Andrew, who participated in the games held at The Hague in April last year, will depart with a sense of accomplishment, satisfied in the knowledge he has achieved his personal goals.
“I’m going to leave knowing that the Invictus Games has done what it needed to do for me. I will be moving on to bigger and better things,” Andrew said.
“Even if I were to be eligible for a third go, I wouldn’t do it. Yes, I am exhausted – doing two games in consecutive years has been physically and mentally draining – but really it’s because it wouldn’t be fair on other people who need this experience more than I do.”
He spent 15 years in the Australian Army working as a combat engineer, fire fighter and training to be an explosive ordnance disposal technician before being medically discharged in 2015.
Andrew said his interest in the games was in hopes that it would change him.
“I didn’t have a good experience on the way out [of Army] and quickly declined mentally, so once I got out I just wanted to disappear. I wanted to shut the military out of my life,” he said.
“On top of that, my life was getting very stagnant and revolved around very similar sorts of things.
“I was hoping my involvement with the Invictus Games would allow me to open up a bit more and not be a recluse or a hermit.”
It was an encounter with a Paralympian rather than a veteran that led to his Invictus journey.
“I heard from a Paralympian who just happened to live around the corner from me,” Andrew said.
“I thought you had to know how to play the sports in order to get involved; I had absolutely no idea.”

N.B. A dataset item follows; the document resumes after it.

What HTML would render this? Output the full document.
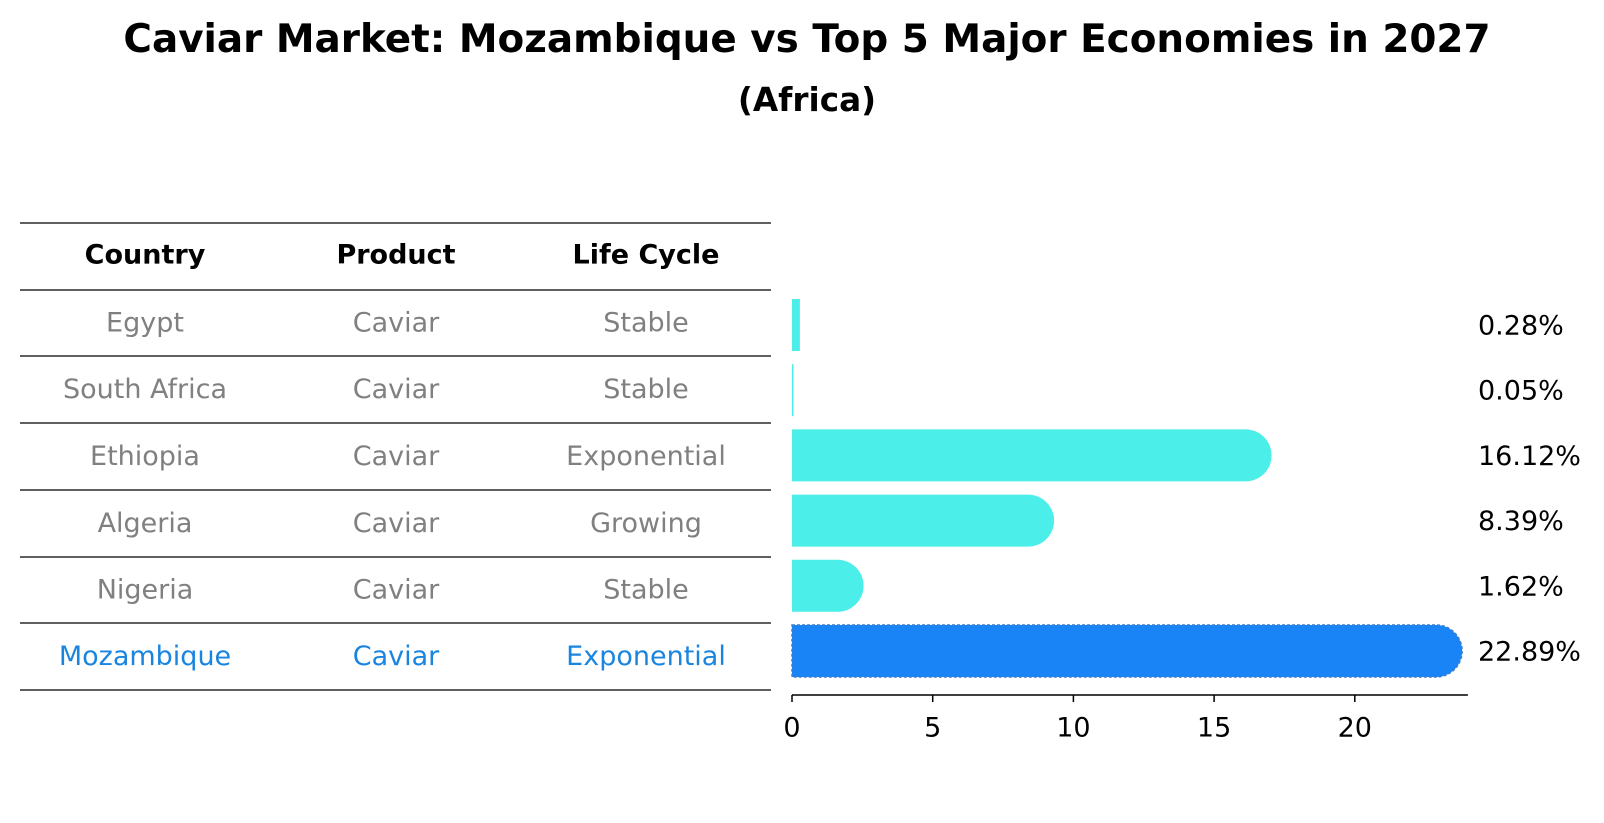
<!DOCTYPE html>
<html><head><meta charset="utf-8"><style>
body{margin:0;background:#fff;}
svg{display:block;font-family:"DejaVu Sans","Liberation Sans",sans-serif;}
</style></head><body>
<svg id="chart" width="1604" height="823" viewBox="0 0 1604 823" xmlns="http://www.w3.org/2000/svg">
<text x="807" y="52" text-anchor="middle" font-size="38.9" font-weight="bold">Caviar Market: Mozambique vs Top 5 Major Economies in 2027</text>
<text x="807" y="111" text-anchor="middle" font-size="32.7" font-weight="bold">(Africa)</text>
<g id="table"></g>
<g id="bars"></g>
</svg>
<script>
const countries = ["Egypt","South Africa","Ethiopia","Algeria","Nigeria","Mozambique"];
const products = ["Caviar","Caviar","Caviar","Caviar","Caviar","Caviar"];
const lifeCycles = ["Stable","Stable","Exponential","Growing","Stable","Exponential"];
const shares = [0.28, 0.05, 16.12, 8.39, 1.62, 22.89];
const tickValues = [0, 5, 10, 15, 20];

const NS = "http://www.w3.org/2000/svg";
function mk(tag, attrs, parent){const e=document.createElementNS(NS,tag);for(const k in attrs)e.setAttribute(k,attrs[k]);parent.appendChild(e);return e;}
const tbl=document.getElementById('table');
const bars=document.getElementById('bars');
const x0=792, pxPerUnit=28.14, xMax=24.02;
const xs=v=>x0+v*pxPerUnit;
const barCenter=i=>325+i*65.2;
const barH=52;
// table
const lineYs=[223,290,356,423,490,557,623,690];
lineYs.forEach((y,i)=>{
  const l=mk('line',{x1:20,x2:771,y1:y,y2:y,stroke:'#000','stroke-width':1.2},tbl);
  
  
});
const colX=[145,396,646];
["Country","Product","Life Cycle"].forEach((h,j)=>{
  const t=mk('text',{x:colX[j],y:256,'text-anchor':'middle','dominant-baseline':'middle','font-size':27,'font-weight':'bold'},tbl);
  t.textContent=h;
  
  
});
countries.forEach((c,i)=>{
  const y=(lineYs[i+1]+lineYs[i+2])/2+1;
  const col=i===countries.length-1?'#1a85e0':'#808080';
  [c,products[i],lifeCycles[i]].forEach((v,j)=>{
    const t=mk('text',{x:colX[j],y:y,'text-anchor':'middle','dominant-baseline':'middle','font-size':27,fill:col},tbl);
    t.textContent=v;
    
    
  });
});
// bars
shares.forEach((v,i)=>{
  const cy=barCenter(i), top=cy-barH/2, xe=xs(v), r=barH/2;
  const isHL=i===shares.length-1;
  const fill=isHL?'#1984f5':'#4beee8';
  let d;
  if(v>1){d=`M${x0},${top}H${xe}A${r},${r} 0 0 1 ${xe},${top+barH}H${x0}Z`;}
  else{d=`M${x0},${top}H${xe}V${top+barH}H${x0}Z`;}
  const p=mk('path',{d:d,fill:fill},bars);
  if(isHL){p.setAttribute('stroke','#3a7fd0');p.setAttribute('stroke-width','1.5');p.setAttribute('stroke-dasharray','3,2');}
  
  
  const t=mk('text',{x:1478,y:cy+2,'dominant-baseline':'middle','font-size':27},bars);
  t.textContent=v.toFixed(2)+'%';
  
  
});
const ax=mk('line',{x1:x0,x2:xs(xMax),y1:695,y2:695,stroke:'#000','stroke-width':1.5},bars);


tickValues.forEach(v=>{
  const tk=mk('line',{x1:xs(v),x2:xs(v),y1:695,y2:702,stroke:'#000','stroke-width':1.5},bars);
  
  
  const t=mk('text',{x:xs(v),y:729,'text-anchor':'middle','dominant-baseline':'middle','font-size':27},bars);
  t.textContent=v;
  
  
});
</script>
</body></html>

Once Andrew got a taste for wheelchair rugby through training sessions with the Australian Paralympic wheelchair rugby team, things changed.
“Getting involved with them, getting excitement from them, training with them – it sparked a fire within me,” he said.
“I got a sense of achievement out of playing; a purpose. Your mind goes elsewhere and you’re solely focused on what you are doing in the moment.
“I enjoyed it because there’s no time to feel sorry for yourself.”
This has led to Andrew trying his hand at other sports, like indoor rowing and cycling.
Swimming, running and entering triathlons and biathlons are also on his radar once he has recovered from further surgery on his leg in October.
“An implant in my leg has come loose and needs to be removed and I’m looking at getting another prosthesis, maybe even a running blade,” Andrew said.
“I’ve already found a cycling and triathlon club in Port Macquarie. I’ve just got to get better at my swimming, but once my leg is healed and I’m ready to go, I’ll get stuck in.”
So far, Andrew has collected medals in all the events he has contested: a gold medal in the men’s IR7 four-minute endurance indoor rowing event, a silver in the men’s IR7 one-minute sprint indoor rowing event and a bronze medal in the wheelchair rugby.
He will contest one of the final sports of the games, cycling, on September 15.